Я повторюсь, надо действительно обращаться к Богу постоянно, именно с тем, чтобы Он каждую секунду вмешивался в твою жизнь и тебя менял, тогда будут очень помогать, и будут действительно очень полезны все эти длинные слова св. Григория Богослова, читаемые на великие праздники, и вся эта христианская аскетика. Тогда мы сможем более или менее буквально исполнять предписания христианской аскетики, не отпасть от христианства и воцерковиться, а, оставшись в христианстве, не стать сумасшедшими или какими-то совершенно безбожными, какими бывают заматерелые в христианстве люди, а такие бывают.

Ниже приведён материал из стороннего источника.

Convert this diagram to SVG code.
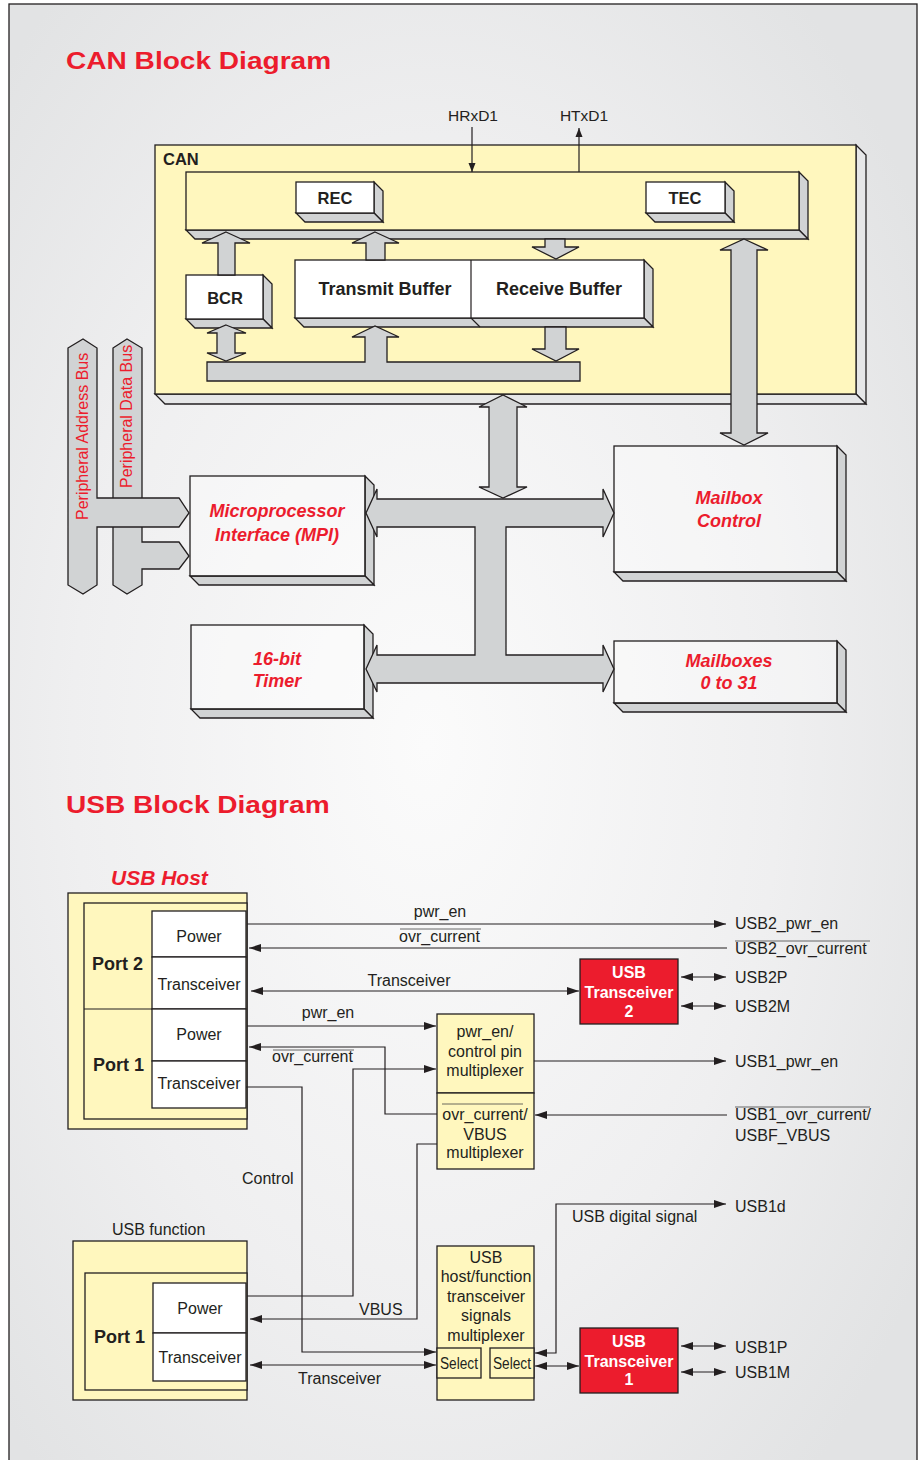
<svg xmlns="http://www.w3.org/2000/svg" width="922" height="1460" viewBox="0 0 922 1460">
<defs>
<radialGradient id="bg" cx="0.46" cy="0.5" r="0.65">
<stop offset="0" stop-color="#fbfbfb"/><stop offset="0.6" stop-color="#efeff0"/><stop offset="1" stop-color="#e2e3e4"/>
</radialGradient>
<marker id="a" viewBox="0 0 12 8" refX="12" refY="4" markerWidth="12" markerHeight="8" markerUnits="userSpaceOnUse" orient="auto-start-reverse"><path d="M0,0L12,4L0,8z" fill="#231f20"/></marker>
<marker id="s" viewBox="0 0 9 8" refX="9" refY="4" markerWidth="9" markerHeight="8" markerUnits="userSpaceOnUse" orient="auto-start-reverse"><path d="M0,0.5L9,4L0,7.5z" fill="#231f20"/></marker>
<style>
.ol{stroke:#231f20;stroke-width:1.3;stroke-linejoin:miter}
.gy{fill:#d1d3d4;stroke:#231f20;stroke-width:1.3}
.yl{fill:#fff7be;stroke:#231f20;stroke-width:1.3}
.wc{fill:#ffffff;stroke:#231f20;stroke-width:1.3}
.fr{fill:#ffffff;fill-opacity:0.35;stroke:#231f20;stroke-width:1.3}
.rd{fill:#ec1c2d;stroke:#231f20;stroke-width:1.3}
.ln{fill:none;stroke:#231f20;stroke-width:1.2}
.ov{fill:none;stroke:#444;stroke-width:0.8}
.tx{font-family:"Liberation Sans",Arial,Helvetica,sans-serif;fill:#231f20;font-size:16px}
.b{font-weight:bold}
.red{fill:#ec1c2d}
.it{font-style:italic}
.mid{text-anchor:middle}
.wt{fill:#ffffff}
.s155{font-size:15.5px}
.s165{font-size:16.5px}
.s18{font-size:18px}
.s21{font-size:21px}
.s24{font-size:24px}
</style>
</defs>
<rect x="0" y="0" width="922" height="1460" fill="#ffffff"/>
<rect x="9" y="4" width="908" height="1480" fill="url(#bg)" stroke="#231f20" stroke-width="1.3"/>

<text transform="translate(66,69) scale(1.17,1)" class="tx b red s24">CAN Block Diagram</text>
<text transform="translate(66,813) scale(1.17,1)" class="tx b red s24">USB Block Diagram</text>

<!-- CAN section nodes -->
<g id="can">
<polygon class="ol" fill="#e6e7e8" points="856,145 866,155 866,404 856,394"/>
<polygon class="ol" fill="#e6e7e8" points="155,394 856,394 866,404 165,404"/>
<rect class="yl" x="155" y="145" width="701" height="249"/>
<text x="163" y="165" class="tx b s165">CAN</text>
</g>
<g id="regbar">
<polygon class="gy" points="799,172 808,181 808,239 799,230"/>
<polygon class="gy" points="186,230 799,230 808,239 195,239"/>
<rect class="yl" x="186" y="172" width="613" height="58"/>
</g>
<g id="rec">
<polygon class="gy" points="374,182 383,191 383,222 374,213"/>
<polygon class="gy" points="296,213 374,213 383,222 305,222"/>
<rect class="wc" x="296" y="182" width="78" height="31"/>
<text x="335" y="204" class="tx b mid s165">REC</text>
</g>
<g id="tec">
<polygon class="gy" points="725,182 734,191 734,222 725,213"/>
<polygon class="gy" points="646,213 725,213 734,222 655,222"/>
<rect class="wc" x="646" y="182" width="79" height="31"/>
<text x="685" y="204" class="tx b mid s165">TEC</text>
</g>
<g id="bcr">
<polygon class="gy" points="263,275 272,284 272,328 263,319"/>
<polygon class="gy" points="186,319 263,319 272,328 195,328"/>
<rect class="wc" x="186" y="275" width="77" height="44"/>
<text x="225" y="304" class="tx b mid s165">BCR</text>
</g>
<g id="buffers">
<polygon class="gy" points="644,260 653,269 653,327 644,318"/>
<polygon class="gy" points="295,318 644,318 653,327 304,327"/>
<rect class="wc" x="295" y="260" width="349" height="58"/>
<polyline class="ln" points="471,260 471,318 480,327"/>
<text x="385" y="295" class="tx b mid s18">Transmit Buffer</text>
<text x="559" y="295" class="tx b mid s18">Receive Buffer</text>
</g>
<g id="mpi">
<polygon class="gy" points="365,476 374,485 374,585 365,576"/>
<polygon class="gy" points="190,576 365,576 374,585 199,585"/>
<rect class="fr" x="190" y="476" width="175" height="100"/>
<text x="277" y="517" class="tx b it red mid s18">Microprocessor</text>
<text x="277" y="541" class="tx b it red mid s18">Interface (MPI)</text>
</g>
<g id="timer">
<polygon class="gy" points="364,625 373,634 373,718 364,709"/>
<polygon class="gy" points="191,709 364,709 373,718 200,718"/>
<rect class="fr" x="191" y="625" width="173" height="84"/>
<text x="277" y="665" class="tx b it red mid s18">16-bit</text>
<text x="277" y="687" class="tx b it red mid s18">Timer</text>
</g>
<g id="mbctrl">
<polygon class="gy" points="837,446 846,455 846,581 837,572"/>
<polygon class="gy" points="614,572 837,572 846,581 623,581"/>
<rect class="fr" x="614" y="446" width="223" height="126"/>
<text x="729" y="504" class="tx b it red mid s18">Mailbox</text>
<text x="729" y="527" class="tx b it red mid s18">Control</text>
</g>
<g id="mailboxes">
<polygon class="gy" points="837,641 846,650 846,712 837,703"/>
<polygon class="gy" points="614,703 837,703 846,712 623,712"/>
<rect class="fr" x="614" y="641" width="223" height="62"/>
<text x="729" y="667" class="tx b it red mid s18">Mailboxes</text>
<text x="729" y="689" class="tx b it red mid s18">0 to 31</text>
</g>
<g id="databus">
<polygon class="gy" points="113,348 127,339 142,348 142,542 179,542 189,556 179,569 142,569 142,585 127,594 113,585"/>
<text transform="translate(132,488) rotate(-90)" class="tx red">Peripheral Data Bus</text>
</g>
<g id="addrbus">
<polygon class="gy" points="68,348 83,339 97,348 97,498 179,498 189,513 179,527 97,527 97,585 83,594 68,585"/>
<text transform="translate(88,520) rotate(-90)" class="tx red">Peripheral Address Bus</text>
</g>

<!-- CAN connectors -->
<g id="can-connectors">
<text x="473" y="121" class="tx mid s155">HRxD1</text>
<text x="584" y="121" class="tx mid s155">HTxD1</text>
<line class="ln" x1="472" y1="127" x2="472" y2="172" marker-end="url(#s)"/>
<line class="ln" x1="579" y1="172" x2="579" y2="128" marker-end="url(#s)"/>
<polygon class="gy" points="226,232 250,243 235,243 235,275 218,275 218,243 202,243"/>
<polygon class="gy" points="375,232 399,243 385,243 385,260 366,260 366,243 352,243"/>
<polygon class="gy" points="545,239 565,239 565,247 579,247 556,259 532,247 545,247"/>
<polygon class="gy" points="744,239 768,250 757,250 757,433 768,433 744,445 720,433 731,433 731,250 720,250"/>
<polygon class="gy" points="226,325 246,333 235,333 235,353 246,353 226,361 207,353 217,353 217,333 207,333"/>
<polygon class="gy" points="545,327 566,327 566,349 579,349 556,361 532,349 545,349"/>
<polygon class="gy" points="207,362 365,362 365,337 352,337 375,326 399,337 387,337 387,362 580,362 580,381 207,381"/>
<polygon class="gy" points="503,395 527,407 517,407 517,487 527,487 503,498 479,487 489,487 489,407 479,407"/>
<polygon class="gy" points="366,513 377,489 377,499 603,499 603,489 614,513 603,537 603,527 506,527 506,655 603,655 603,645 614,669 603,692 603,683 377,683 377,692 366,669 377,645 377,655 475,655 475,527 377,527 377,537"/>
</g>

<!-- USB nodes -->
<g id="usbhost">
<text x="111" y="885" class="tx b it red s21">USB Host</text>
<rect class="yl" x="68" y="893" width="179" height="236"/>
<rect class="yl" x="84" y="903" width="163" height="216"/>
<line class="ln" x1="84" y1="1009" x2="152" y2="1009"/>
<rect class="wc" x="152" y="911" width="94" height="46"/>
<rect class="wc" x="152" y="957" width="94" height="52"/>
<rect class="wc" x="152" y="1009" width="94" height="52"/>
<rect class="wc" x="152" y="1061" width="94" height="47"/>
<text x="92" y="970" class="tx b s18">Port 2</text>
<text x="93" y="1071" class="tx b s18">Port 1</text>
<text x="199" y="942" class="tx mid">Power</text>
<text x="199" y="990" class="tx mid">Transceiver</text>
<text x="199" y="1040" class="tx mid">Power</text>
<text x="199" y="1089" class="tx mid">Transceiver</text>
</g>
<g id="usbfunc">
<text x="112" y="1235" class="tx">USB function</text>
<rect class="yl" x="73" y="1241" width="174" height="159"/>
<rect class="yl" x="85" y="1273" width="162" height="117"/>
<rect class="wc" x="153" y="1283" width="93" height="50"/>
<rect class="wc" x="153" y="1333" width="93" height="48"/>
<text x="94" y="1343" class="tx b s18">Port 1</text>
<text x="200" y="1314" class="tx mid">Power</text>
<text x="200" y="1363" class="tx mid">Transceiver</text>
</g>
<g id="pwrmux">
<rect class="yl" x="437" y="1014" width="97" height="79"/>
<text x="485" y="1037" class="tx mid">pwr_en/</text>
<text x="485" y="1057" class="tx mid">control pin</text>
<text x="485" y="1076" class="tx mid">multiplexer</text>
</g>
<g id="vbusmux">
<rect class="yl" x="437" y="1093" width="97" height="76"/>
<text x="485" y="1120" class="tx mid">ovr_current/</text>
<line class="ov" x1="442" y1="1104" x2="523" y2="1104"/>
<text x="485" y="1140" class="tx mid">VBUS</text>
<text x="485" y="1158" class="tx mid">multiplexer</text>
</g>
<g id="hfmux">
<rect class="yl" x="437" y="1246" width="97" height="154"/>
<text x="486" y="1263" class="tx mid">USB</text>
<text x="486" y="1282" class="tx mid">host/function</text>
<text x="486" y="1302" class="tx mid">transceiver</text>
<text x="486" y="1321" class="tx mid">signals</text>
<text x="486" y="1341" class="tx mid">multiplexer</text>
<rect class="yl" x="437" y="1348" width="44" height="30"/>
<rect class="yl" x="490" y="1348" width="44" height="30"/>
<text x="459" y="1369" class="tx mid" textLength="38" lengthAdjust="spacingAndGlyphs">Select</text>
<text x="512" y="1369" class="tx mid" textLength="38" lengthAdjust="spacingAndGlyphs">Select</text>
</g>
<g id="xcvr2">
<rect class="rd" x="580" y="959" width="98" height="65"/>
<text x="629" y="978" class="tx b mid wt">USB</text>
<text x="629" y="998" class="tx b mid wt">Transceiver</text>
<text x="629" y="1017" class="tx b mid wt">2</text>
</g>
<g id="xcvr1">
<rect class="rd" x="580" y="1328" width="98" height="65"/>
<text x="629" y="1347" class="tx b mid wt">USB</text>
<text x="629" y="1367" class="tx b mid wt">Transceiver</text>
<text x="629" y="1385" class="tx b mid wt">1</text>
</g>

<!-- USB connectors -->
<g id="usb-connectors">
<path class="ln" d="M247,924H726" marker-end="url(#a)"/>
<path class="ln" d="M727,948H249" marker-end="url(#a)"/>
<path class="ln" d="M251,991H579" marker-start="url(#a)" marker-end="url(#a)"/>
<path class="ln" d="M681,977H726" marker-start="url(#a)" marker-end="url(#a)"/>
<path class="ln" d="M681,1006H726" marker-start="url(#a)" marker-end="url(#a)"/>
<path class="ln" d="M247,1026H436" marker-end="url(#a)"/>
<path class="ln" d="M437,1114H385V1047H249" marker-end="url(#a)"/>
<path class="ln" d="M247,1296H353V1069H436" marker-end="url(#a)"/>
<path class="ln" d="M246,1087H302V1352H436" marker-end="url(#a)"/>
<path class="ln" d="M437,1144H417V1319H250" marker-end="url(#a)"/>
<path class="ln" d="M250,1365H436" marker-start="url(#a)" marker-end="url(#a)"/>
<path class="ln" d="M534,1061H726" marker-end="url(#a)"/>
<path class="ln" d="M727,1115H535" marker-end="url(#a)"/>
<path class="ln" d="M535,1353H556V1204H726" marker-start="url(#a)" marker-end="url(#a)"/>
<path class="ln" d="M535,1366H579" marker-start="url(#a)" marker-end="url(#a)"/>
<path class="ln" d="M681,1346H726" marker-start="url(#a)" marker-end="url(#a)"/>
<path class="ln" d="M681,1372H726" marker-start="url(#a)" marker-end="url(#a)"/>
<text x="440" y="917" class="tx mid">pwr_en</text>
<text x="399" y="942" class="tx">ovr_current</text>
<line class="ov" x1="400" y1="929" x2="481" y2="929"/>
<text x="409" y="986" class="tx mid">Transceiver</text>
<text x="328" y="1018" class="tx mid">pwr_en</text>
<text x="272" y="1062" class="tx">ovr_current</text>
<line class="ov" x1="273" y1="1050" x2="354" y2="1050"/>
<text x="242" y="1184" class="tx">Control</text>
<text x="359" y="1315" class="tx">VBUS</text>
<text x="298" y="1384" class="tx">Transceiver</text>
<text x="572" y="1222" class="tx">USB digital signal</text>
<text x="735" y="929" class="tx">USB2_pwr_en</text>
<text x="735" y="954" class="tx">USB2_ovr_current</text>
<line class="ov" x1="735" y1="941" x2="870" y2="941"/>
<text x="735" y="983" class="tx">USB2P</text>
<text x="735" y="1012" class="tx">USB2M</text>
<text x="735" y="1067" class="tx">USB1_pwr_en</text>
<text x="735" y="1120" class="tx">USB1_ovr_current/</text>
<line class="ov" x1="735" y1="1107" x2="870" y2="1107"/>
<text x="735" y="1141" class="tx">USBF_VBUS</text>
<text x="735" y="1212" class="tx">USB1d</text>
<text x="735" y="1353" class="tx">USB1P</text>
<text x="735" y="1378" class="tx">USB1M</text>
</g>
</svg>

Это не значит, что другого пути нет, хотя чаще всего, если ничего специально не делать, то, действительно, другого пути нет. Нужно что-то специально делать, а делать можно только одно: каждую минуту обращаться к Богу - это действительно помогает. Иоанн Кронштадтский, память которого мы недавно совершали, об этом все время специально напоминал и указывал, почти в каждом его наставлении это звучит. И он ведь делал это не потому, что он это где-то прочитал, хотя, конечно, он читал святых отцов, а потому, что он постоянно сам это делал.
Вот он это
постоянно делал, и мы это должны делать, - пусть и не в такой степени, но
в какой-то степени каждый это может делать. Тогда действительно жизнь будет
меняться и Рождество Христово, хоть в какой-то мере, но зато по-настоящему
станет для нас тем праздником, которым оно и является. Аминь.